(Plotting code records)
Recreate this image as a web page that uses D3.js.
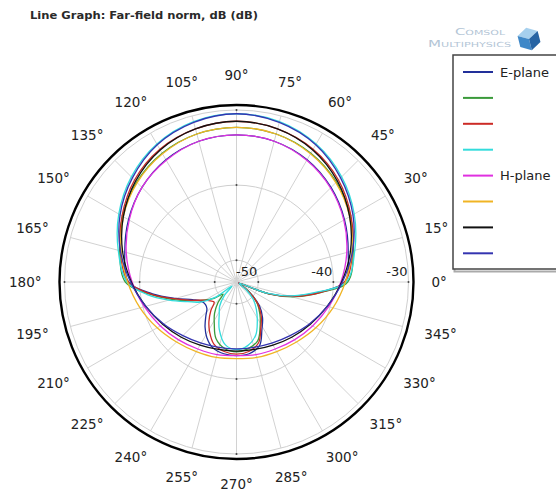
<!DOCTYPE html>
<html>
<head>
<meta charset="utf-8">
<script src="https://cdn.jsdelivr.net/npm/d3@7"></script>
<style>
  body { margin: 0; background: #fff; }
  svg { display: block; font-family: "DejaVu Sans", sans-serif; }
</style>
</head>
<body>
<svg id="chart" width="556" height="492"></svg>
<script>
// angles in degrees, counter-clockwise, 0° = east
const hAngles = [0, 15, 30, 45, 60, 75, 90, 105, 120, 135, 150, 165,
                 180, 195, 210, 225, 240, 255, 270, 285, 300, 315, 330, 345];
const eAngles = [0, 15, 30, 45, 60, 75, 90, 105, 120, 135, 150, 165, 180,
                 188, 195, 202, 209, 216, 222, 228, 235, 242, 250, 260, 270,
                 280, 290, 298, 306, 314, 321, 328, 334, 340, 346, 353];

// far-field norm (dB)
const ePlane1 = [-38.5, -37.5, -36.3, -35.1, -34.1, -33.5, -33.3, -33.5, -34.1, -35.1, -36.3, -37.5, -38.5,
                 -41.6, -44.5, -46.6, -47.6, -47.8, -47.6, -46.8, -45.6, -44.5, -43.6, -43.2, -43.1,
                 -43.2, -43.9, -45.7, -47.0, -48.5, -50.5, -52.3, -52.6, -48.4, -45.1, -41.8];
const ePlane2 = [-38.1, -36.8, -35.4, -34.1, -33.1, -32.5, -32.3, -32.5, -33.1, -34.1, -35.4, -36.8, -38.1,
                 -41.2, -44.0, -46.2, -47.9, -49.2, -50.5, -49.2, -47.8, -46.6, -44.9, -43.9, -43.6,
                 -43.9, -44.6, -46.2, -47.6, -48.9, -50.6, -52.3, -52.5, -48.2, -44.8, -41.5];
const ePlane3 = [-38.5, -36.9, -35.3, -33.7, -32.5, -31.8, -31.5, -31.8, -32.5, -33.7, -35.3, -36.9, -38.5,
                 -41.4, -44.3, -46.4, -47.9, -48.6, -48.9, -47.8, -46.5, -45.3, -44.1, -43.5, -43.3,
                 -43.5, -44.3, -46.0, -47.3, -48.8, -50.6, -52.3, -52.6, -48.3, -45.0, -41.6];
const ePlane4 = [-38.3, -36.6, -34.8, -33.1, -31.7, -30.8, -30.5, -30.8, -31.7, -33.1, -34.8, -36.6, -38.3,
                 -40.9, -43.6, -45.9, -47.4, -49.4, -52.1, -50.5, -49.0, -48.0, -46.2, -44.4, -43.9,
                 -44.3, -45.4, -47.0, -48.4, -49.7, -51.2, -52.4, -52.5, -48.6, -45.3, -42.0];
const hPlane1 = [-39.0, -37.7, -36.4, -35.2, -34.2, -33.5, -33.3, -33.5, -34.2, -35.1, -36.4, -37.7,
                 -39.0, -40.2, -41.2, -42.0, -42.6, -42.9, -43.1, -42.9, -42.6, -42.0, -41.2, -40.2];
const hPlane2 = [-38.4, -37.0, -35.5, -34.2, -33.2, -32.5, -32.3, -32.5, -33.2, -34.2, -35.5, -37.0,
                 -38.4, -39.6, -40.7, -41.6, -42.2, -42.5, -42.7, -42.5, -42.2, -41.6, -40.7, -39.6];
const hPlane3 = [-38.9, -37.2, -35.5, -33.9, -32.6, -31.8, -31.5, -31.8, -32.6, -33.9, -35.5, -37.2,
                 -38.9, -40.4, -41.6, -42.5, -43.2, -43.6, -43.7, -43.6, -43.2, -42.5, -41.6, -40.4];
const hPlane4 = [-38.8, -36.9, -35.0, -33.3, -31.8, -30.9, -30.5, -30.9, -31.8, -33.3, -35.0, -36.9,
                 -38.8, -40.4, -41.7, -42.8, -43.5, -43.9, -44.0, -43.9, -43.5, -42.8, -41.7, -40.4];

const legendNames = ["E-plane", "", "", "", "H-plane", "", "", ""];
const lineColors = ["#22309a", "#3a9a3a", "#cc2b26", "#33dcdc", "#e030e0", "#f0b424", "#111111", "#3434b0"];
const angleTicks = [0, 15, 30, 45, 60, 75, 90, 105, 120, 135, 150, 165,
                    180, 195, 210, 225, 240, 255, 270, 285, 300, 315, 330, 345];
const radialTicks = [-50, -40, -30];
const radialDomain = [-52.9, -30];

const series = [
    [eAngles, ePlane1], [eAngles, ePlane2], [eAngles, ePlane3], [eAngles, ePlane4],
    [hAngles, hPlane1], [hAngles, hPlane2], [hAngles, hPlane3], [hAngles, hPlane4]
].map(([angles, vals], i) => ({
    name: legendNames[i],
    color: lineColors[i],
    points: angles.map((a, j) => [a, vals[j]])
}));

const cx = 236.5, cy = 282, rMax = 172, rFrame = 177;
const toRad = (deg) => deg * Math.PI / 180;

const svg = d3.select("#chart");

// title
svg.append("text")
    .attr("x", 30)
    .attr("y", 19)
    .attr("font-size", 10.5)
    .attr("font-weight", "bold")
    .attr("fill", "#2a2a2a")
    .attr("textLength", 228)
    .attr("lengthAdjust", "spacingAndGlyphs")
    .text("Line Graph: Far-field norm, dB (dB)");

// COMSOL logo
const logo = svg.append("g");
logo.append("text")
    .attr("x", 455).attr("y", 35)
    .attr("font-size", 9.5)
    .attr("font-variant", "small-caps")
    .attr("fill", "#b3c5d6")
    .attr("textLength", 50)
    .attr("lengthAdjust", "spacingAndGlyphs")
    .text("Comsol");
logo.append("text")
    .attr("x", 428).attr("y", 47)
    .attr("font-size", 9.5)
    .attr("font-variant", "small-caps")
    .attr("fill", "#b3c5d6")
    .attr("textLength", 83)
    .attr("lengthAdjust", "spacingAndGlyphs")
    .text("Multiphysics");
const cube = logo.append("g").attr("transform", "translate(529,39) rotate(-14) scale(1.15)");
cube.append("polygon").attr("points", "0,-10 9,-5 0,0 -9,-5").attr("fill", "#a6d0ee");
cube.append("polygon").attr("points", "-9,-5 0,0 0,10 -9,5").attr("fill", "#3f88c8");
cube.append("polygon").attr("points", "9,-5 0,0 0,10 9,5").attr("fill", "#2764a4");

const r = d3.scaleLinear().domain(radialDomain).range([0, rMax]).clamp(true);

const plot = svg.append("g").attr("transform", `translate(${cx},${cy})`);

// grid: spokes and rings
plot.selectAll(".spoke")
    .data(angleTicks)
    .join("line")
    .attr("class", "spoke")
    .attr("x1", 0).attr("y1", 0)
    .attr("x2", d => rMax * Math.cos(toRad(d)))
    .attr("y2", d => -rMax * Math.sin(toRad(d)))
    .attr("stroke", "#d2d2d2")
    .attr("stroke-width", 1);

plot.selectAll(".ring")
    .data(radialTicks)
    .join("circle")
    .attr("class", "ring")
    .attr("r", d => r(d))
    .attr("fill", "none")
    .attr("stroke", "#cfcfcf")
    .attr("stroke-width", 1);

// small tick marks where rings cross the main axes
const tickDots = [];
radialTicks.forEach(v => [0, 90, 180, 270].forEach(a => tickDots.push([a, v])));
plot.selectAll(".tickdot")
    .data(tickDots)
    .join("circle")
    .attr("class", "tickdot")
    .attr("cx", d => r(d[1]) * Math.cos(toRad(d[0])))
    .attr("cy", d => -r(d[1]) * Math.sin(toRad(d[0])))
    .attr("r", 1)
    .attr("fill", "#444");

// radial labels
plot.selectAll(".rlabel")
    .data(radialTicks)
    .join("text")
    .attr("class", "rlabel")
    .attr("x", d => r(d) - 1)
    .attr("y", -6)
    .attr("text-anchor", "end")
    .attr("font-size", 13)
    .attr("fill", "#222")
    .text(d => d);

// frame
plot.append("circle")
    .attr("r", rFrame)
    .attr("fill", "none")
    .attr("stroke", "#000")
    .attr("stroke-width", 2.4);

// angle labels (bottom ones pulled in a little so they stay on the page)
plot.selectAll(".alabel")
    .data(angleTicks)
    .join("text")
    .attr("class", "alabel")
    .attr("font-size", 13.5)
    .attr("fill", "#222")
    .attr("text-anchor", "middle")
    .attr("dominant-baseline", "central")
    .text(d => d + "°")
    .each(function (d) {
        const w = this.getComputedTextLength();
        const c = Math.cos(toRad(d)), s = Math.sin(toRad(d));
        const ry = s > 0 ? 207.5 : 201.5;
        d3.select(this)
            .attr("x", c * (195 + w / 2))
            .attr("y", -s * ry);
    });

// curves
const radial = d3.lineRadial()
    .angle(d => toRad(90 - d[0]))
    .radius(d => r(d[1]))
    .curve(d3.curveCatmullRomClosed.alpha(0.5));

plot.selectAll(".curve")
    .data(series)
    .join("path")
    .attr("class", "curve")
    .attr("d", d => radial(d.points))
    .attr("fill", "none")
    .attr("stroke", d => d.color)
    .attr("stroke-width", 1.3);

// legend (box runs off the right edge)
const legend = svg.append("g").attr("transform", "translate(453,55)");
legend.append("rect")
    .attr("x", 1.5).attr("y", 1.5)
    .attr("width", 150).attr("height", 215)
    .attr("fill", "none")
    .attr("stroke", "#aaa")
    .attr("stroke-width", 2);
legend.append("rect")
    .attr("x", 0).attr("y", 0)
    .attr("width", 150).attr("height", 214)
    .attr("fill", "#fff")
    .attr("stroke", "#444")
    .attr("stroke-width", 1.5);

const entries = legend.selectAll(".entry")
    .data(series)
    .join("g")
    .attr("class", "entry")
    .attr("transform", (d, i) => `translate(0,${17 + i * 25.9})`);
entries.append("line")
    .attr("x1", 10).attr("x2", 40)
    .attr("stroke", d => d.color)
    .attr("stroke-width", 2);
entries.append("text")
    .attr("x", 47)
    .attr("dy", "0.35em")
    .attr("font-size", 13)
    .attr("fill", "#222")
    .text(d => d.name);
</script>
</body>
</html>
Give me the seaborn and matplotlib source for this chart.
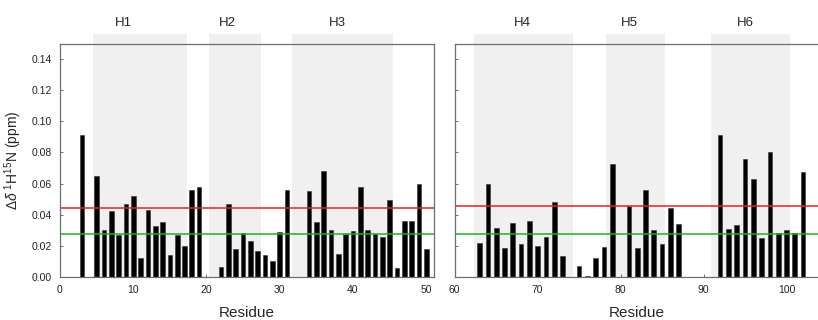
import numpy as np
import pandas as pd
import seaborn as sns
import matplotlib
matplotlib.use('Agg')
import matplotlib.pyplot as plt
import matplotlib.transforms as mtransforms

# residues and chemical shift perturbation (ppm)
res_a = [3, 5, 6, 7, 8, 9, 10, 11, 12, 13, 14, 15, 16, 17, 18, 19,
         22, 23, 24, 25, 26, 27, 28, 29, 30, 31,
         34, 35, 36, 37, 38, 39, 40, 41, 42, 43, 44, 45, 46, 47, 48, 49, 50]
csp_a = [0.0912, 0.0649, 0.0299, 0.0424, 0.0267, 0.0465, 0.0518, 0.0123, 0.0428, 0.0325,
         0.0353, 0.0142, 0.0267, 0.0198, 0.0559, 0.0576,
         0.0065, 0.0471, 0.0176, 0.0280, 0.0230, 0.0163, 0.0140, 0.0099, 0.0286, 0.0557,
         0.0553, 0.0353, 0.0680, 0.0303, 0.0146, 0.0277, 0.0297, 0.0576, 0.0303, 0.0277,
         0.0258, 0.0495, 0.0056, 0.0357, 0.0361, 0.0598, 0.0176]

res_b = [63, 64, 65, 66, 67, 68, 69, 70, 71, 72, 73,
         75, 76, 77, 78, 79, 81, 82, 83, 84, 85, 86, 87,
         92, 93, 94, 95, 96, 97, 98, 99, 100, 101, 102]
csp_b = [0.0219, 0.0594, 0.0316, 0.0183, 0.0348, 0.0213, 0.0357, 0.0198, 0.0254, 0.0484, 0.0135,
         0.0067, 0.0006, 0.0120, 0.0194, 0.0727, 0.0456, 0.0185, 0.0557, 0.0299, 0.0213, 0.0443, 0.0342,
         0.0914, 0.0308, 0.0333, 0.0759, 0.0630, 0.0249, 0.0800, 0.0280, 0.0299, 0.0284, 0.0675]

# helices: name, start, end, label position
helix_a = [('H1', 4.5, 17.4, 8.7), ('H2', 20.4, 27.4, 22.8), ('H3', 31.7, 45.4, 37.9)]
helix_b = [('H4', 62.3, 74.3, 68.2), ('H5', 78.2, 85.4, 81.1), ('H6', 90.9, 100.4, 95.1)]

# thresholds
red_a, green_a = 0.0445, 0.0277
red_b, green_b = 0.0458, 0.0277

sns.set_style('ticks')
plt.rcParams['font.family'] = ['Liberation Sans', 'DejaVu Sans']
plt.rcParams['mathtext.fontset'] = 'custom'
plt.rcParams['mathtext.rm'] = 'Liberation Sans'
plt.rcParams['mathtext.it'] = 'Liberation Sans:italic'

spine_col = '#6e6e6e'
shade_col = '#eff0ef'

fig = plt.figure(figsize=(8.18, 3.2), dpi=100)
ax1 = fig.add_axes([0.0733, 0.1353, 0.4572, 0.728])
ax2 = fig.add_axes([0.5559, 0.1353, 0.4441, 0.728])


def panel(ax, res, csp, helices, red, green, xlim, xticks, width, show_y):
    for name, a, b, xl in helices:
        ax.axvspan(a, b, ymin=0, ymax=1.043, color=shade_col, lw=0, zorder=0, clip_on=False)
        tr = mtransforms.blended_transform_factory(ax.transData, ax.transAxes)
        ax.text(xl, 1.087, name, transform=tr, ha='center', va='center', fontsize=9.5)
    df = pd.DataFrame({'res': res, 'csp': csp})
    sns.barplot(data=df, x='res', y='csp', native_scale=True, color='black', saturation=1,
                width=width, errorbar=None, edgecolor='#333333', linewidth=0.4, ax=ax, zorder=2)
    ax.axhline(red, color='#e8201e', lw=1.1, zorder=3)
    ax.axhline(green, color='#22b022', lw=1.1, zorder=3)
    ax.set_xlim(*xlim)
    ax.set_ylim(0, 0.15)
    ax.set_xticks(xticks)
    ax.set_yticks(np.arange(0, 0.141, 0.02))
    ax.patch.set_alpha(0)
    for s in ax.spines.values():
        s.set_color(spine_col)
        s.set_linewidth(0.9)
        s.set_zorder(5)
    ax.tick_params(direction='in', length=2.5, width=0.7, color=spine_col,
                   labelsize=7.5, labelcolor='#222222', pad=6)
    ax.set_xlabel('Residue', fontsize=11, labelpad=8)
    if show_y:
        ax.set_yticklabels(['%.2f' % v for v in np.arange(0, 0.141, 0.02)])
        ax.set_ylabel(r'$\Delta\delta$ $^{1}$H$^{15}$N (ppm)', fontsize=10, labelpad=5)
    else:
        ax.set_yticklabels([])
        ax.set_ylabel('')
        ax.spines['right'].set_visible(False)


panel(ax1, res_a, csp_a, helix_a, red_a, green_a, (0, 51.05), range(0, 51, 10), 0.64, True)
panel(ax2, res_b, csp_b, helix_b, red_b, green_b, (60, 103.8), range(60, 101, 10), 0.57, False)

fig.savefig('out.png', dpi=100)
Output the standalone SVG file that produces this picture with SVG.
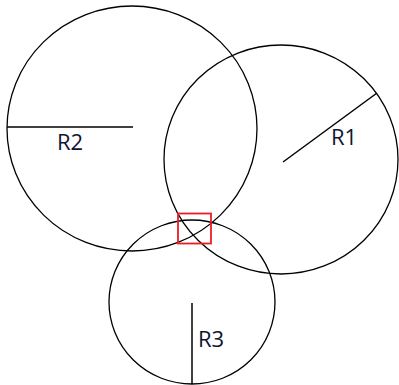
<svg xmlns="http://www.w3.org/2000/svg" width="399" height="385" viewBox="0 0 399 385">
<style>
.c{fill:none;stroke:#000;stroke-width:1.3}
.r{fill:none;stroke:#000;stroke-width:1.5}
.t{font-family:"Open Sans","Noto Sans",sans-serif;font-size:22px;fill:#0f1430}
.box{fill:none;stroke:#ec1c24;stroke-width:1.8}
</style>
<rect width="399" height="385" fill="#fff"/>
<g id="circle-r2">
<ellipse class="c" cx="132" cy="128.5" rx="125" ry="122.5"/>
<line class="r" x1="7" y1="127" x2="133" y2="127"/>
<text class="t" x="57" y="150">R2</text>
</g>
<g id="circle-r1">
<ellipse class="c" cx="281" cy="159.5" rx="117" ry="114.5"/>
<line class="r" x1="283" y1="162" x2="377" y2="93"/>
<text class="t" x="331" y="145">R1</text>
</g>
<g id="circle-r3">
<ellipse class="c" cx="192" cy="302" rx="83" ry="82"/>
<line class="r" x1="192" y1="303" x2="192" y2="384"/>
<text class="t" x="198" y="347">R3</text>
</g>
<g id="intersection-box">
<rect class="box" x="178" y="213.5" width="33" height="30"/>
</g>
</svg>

■ Directive
Reproduce the lines above starting at the one with "Give me the" and ending at the one with "import matplotlib.transforms as mtransforms", both included, exactly and with no pictures.

■ Answer
Give me the seaborn and matplotlib source for this chart.
import numpy as np
import pandas as pd
import seaborn as sns
import matplotlib
matplotlib.use('Agg')
import matplotlib.pyplot as plt
import matplotlib.transforms as mtransforms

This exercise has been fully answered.